Copy the listing below in full and skip every picture.
────
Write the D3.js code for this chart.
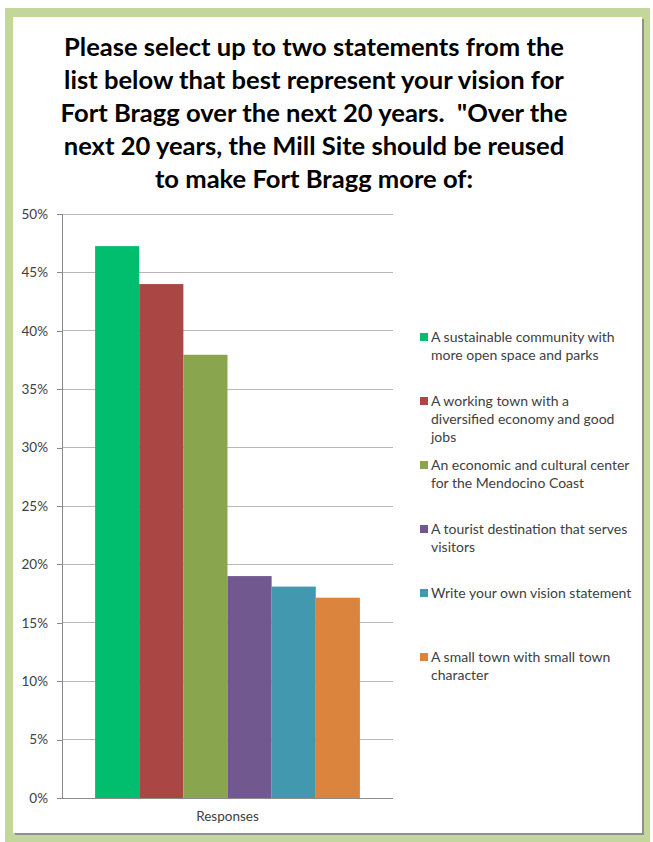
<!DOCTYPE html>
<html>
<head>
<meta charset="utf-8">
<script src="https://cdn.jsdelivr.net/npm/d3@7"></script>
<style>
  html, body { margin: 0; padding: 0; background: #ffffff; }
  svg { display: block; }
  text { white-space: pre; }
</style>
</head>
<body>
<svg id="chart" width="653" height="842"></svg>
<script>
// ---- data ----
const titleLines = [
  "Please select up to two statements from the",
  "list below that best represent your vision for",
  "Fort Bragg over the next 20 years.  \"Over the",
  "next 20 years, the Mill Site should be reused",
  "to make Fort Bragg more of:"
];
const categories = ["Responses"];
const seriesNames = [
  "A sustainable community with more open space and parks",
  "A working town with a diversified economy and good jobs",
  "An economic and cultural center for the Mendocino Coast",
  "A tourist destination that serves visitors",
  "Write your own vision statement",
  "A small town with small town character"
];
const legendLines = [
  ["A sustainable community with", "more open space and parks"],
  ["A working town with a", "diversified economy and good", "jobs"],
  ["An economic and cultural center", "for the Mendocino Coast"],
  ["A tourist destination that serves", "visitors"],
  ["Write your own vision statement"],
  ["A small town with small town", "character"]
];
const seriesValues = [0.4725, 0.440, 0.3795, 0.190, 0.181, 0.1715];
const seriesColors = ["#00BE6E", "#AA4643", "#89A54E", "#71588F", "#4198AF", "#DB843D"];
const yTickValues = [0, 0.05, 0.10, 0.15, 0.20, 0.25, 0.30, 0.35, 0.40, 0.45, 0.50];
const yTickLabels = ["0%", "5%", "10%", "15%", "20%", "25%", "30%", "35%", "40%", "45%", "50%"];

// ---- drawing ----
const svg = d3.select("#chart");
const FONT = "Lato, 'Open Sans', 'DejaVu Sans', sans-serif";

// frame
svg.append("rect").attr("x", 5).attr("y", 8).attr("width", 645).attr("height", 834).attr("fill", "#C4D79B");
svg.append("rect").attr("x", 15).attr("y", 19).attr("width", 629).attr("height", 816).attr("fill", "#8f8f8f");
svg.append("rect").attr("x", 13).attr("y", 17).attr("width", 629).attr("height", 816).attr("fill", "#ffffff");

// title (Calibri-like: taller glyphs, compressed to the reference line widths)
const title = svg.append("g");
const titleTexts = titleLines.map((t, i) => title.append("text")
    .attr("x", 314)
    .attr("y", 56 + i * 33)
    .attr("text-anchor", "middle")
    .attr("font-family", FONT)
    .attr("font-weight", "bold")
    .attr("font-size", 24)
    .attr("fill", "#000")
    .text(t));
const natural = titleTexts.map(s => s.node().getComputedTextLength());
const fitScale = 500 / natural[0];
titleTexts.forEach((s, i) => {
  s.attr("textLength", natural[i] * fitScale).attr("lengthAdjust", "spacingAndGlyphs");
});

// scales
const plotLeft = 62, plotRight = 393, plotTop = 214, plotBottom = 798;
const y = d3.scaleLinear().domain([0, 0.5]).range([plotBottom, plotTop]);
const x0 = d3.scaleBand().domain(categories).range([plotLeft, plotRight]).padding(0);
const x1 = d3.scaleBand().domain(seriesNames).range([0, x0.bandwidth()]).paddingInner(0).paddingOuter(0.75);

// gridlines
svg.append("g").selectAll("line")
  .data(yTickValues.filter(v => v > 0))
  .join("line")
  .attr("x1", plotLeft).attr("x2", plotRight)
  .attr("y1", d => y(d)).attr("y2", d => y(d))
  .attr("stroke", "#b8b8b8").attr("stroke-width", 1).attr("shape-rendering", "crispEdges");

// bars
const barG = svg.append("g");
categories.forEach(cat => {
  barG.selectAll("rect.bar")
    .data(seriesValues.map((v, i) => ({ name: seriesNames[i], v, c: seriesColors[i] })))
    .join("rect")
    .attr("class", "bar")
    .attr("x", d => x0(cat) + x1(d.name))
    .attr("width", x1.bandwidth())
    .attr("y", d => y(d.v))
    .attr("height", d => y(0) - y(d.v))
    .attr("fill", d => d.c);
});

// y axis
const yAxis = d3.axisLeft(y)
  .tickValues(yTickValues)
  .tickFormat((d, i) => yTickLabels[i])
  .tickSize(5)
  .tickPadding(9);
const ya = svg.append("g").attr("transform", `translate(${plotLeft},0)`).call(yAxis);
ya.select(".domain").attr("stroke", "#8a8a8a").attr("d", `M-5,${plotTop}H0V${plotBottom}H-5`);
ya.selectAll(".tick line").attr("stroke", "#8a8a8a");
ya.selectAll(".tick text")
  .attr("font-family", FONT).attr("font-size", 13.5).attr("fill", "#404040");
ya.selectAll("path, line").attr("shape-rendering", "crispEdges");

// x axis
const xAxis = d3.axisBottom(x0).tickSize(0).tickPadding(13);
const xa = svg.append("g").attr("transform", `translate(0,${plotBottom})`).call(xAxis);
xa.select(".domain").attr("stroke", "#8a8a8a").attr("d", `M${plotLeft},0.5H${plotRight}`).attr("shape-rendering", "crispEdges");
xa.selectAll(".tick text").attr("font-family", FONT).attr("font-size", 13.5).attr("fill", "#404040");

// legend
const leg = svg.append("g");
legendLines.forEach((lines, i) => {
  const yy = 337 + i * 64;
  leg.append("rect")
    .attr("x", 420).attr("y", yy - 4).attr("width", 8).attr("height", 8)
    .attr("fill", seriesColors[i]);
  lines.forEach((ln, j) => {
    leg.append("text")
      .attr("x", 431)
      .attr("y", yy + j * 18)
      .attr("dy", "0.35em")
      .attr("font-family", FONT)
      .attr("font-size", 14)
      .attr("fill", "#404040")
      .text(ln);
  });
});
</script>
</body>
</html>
────
▸ WRITTEN SOLUTION
Write the D3.js code for this chart.
<!DOCTYPE html>
<html>
<head>
<meta charset="utf-8">
<script src="https://cdn.jsdelivr.net/npm/d3@7"></script>
<style>
  html, body { margin: 0; padding: 0; background: #ffffff; }
  svg { display: block; }
  text { white-space: pre; }
</style>
</head>
<body>
<svg id="chart" width="653" height="842"></svg>
<script>
// ---- data ----
const titleLines = [
  "Please select up to two statements from the",
  "list below that best represent your vision for",
  "Fort Bragg over the next 20 years.  \"Over the",
  "next 20 years, the Mill Site should be reused",
  "to make Fort Bragg more of:"
];
const categories = ["Responses"];
const seriesNames = [
  "A sustainable community with more open space and parks",
  "A working town with a diversified economy and good jobs",
  "An economic and cultural center for the Mendocino Coast",
  "A tourist destination that serves visitors",
  "Write your own vision statement",
  "A small town with small town character"
];
const legendLines = [
  ["A sustainable community with", "more open space and parks"],
  ["A working town with a", "diversified economy and good", "jobs"],
  ["An economic and cultural center", "for the Mendocino Coast"],
  ["A tourist destination that serves", "visitors"],
  ["Write your own vision statement"],
  ["A small town with small town", "character"]
];
const seriesValues = [0.4725, 0.440, 0.3795, 0.190, 0.181, 0.1715];
const seriesColors = ["#00BE6E", "#AA4643", "#89A54E", "#71588F", "#4198AF", "#DB843D"];
const yTickValues = [0, 0.05, 0.10, 0.15, 0.20, 0.25, 0.30, 0.35, 0.40, 0.45, 0.50];
const yTickLabels = ["0%", "5%", "10%", "15%", "20%", "25%", "30%", "35%", "40%", "45%", "50%"];

// ---- drawing ----
const svg = d3.select("#chart");
const FONT = "Lato, 'Open Sans', 'DejaVu Sans', sans-serif";

// frame
svg.append("rect").attr("x", 5).attr("y", 8).attr("width", 645).attr("height", 834).attr("fill", "#C4D79B");
svg.append("rect").attr("x", 15).attr("y", 19).attr("width", 629).attr("height", 816).attr("fill", "#8f8f8f");
svg.append("rect").attr("x", 13).attr("y", 17).attr("width", 629).attr("height", 816).attr("fill", "#ffffff");

// title (Calibri-like: taller glyphs, compressed to the reference line widths)
const title = svg.append("g");
const titleTexts = titleLines.map((t, i) => title.append("text")
    .attr("x", 314)
    .attr("y", 56 + i * 33)
    .attr("text-anchor", "middle")
    .attr("font-family", FONT)
    .attr("font-weight", "bold")
    .attr("font-size", 24)
    .attr("fill", "#000")
    .text(t));
const natural = titleTexts.map(s => s.node().getComputedTextLength());
const fitScale = 500 / natural[0];
titleTexts.forEach((s, i) => {
  s.attr("textLength", natural[i] * fitScale).attr("lengthAdjust", "spacingAndGlyphs");
});

// scales
const plotLeft = 62, plotRight = 393, plotTop = 214, plotBottom = 798;
const y = d3.scaleLinear().domain([0, 0.5]).range([plotBottom, plotTop]);
const x0 = d3.scaleBand().domain(categories).range([plotLeft, plotRight]).padding(0);
const x1 = d3.scaleBand().domain(seriesNames).range([0, x0.bandwidth()]).paddingInner(0).paddingOuter(0.75);

// gridlines
svg.append("g").selectAll("line")
  .data(yTickValues.filter(v => v > 0))
  .join("line")
  .attr("x1", plotLeft).attr("x2", plotRight)
  .attr("y1", d => y(d)).attr("y2", d => y(d))
  .attr("stroke", "#b8b8b8").attr("stroke-width", 1).attr("shape-rendering", "crispEdges");

// bars
const barG = svg.append("g");
categories.forEach(cat => {
  barG.selectAll("rect.bar")
    .data(seriesValues.map((v, i) => ({ name: seriesNames[i], v, c: seriesColors[i] })))
    .join("rect")
    .attr("class", "bar")
    .attr("x", d => x0(cat) + x1(d.name))
    .attr("width", x1.bandwidth())
    .attr("y", d => y(d.v))
    .attr("height", d => y(0) - y(d.v))
    .attr("fill", d => d.c);
});

// y axis
const yAxis = d3.axisLeft(y)
  .tickValues(yTickValues)
  .tickFormat((d, i) => yTickLabels[i])
  .tickSize(5)
  .tickPadding(9);
const ya = svg.append("g").attr("transform", `translate(${plotLeft},0)`).call(yAxis);
ya.select(".domain").attr("stroke", "#8a8a8a").attr("d", `M-5,${plotTop}H0V${plotBottom}H-5`);
ya.selectAll(".tick line").attr("stroke", "#8a8a8a");
ya.selectAll(".tick text")
  .attr("font-family", FONT).attr("font-size", 13.5).attr("fill", "#404040");
ya.selectAll("path, line").attr("shape-rendering", "crispEdges");

// x axis
const xAxis = d3.axisBottom(x0).tickSize(0).tickPadding(13);
const xa = svg.append("g").attr("transform", `translate(0,${plotBottom})`).call(xAxis);
xa.select(".domain").attr("stroke", "#8a8a8a").attr("d", `M${plotLeft},0.5H${plotRight}`).attr("shape-rendering", "crispEdges");
xa.selectAll(".tick text").attr("font-family", FONT).attr("font-size", 13.5).attr("fill", "#404040");

// legend
const leg = svg.append("g");
legendLines.forEach((lines, i) => {
  const yy = 337 + i * 64;
  leg.append("rect")
    .attr("x", 420).attr("y", yy - 4).attr("width", 8).attr("height", 8)
    .attr("fill", seriesColors[i]);
  lines.forEach((ln, j) => {
    leg.append("text")
      .attr("x", 431)
      .attr("y", yy + j * 18)
      .attr("dy", "0.35em")
      .attr("font-family", FONT)
      .attr("font-size", 14)
      .attr("fill", "#404040")
      .text(ln);
  });
});
</script>
</body>
</html>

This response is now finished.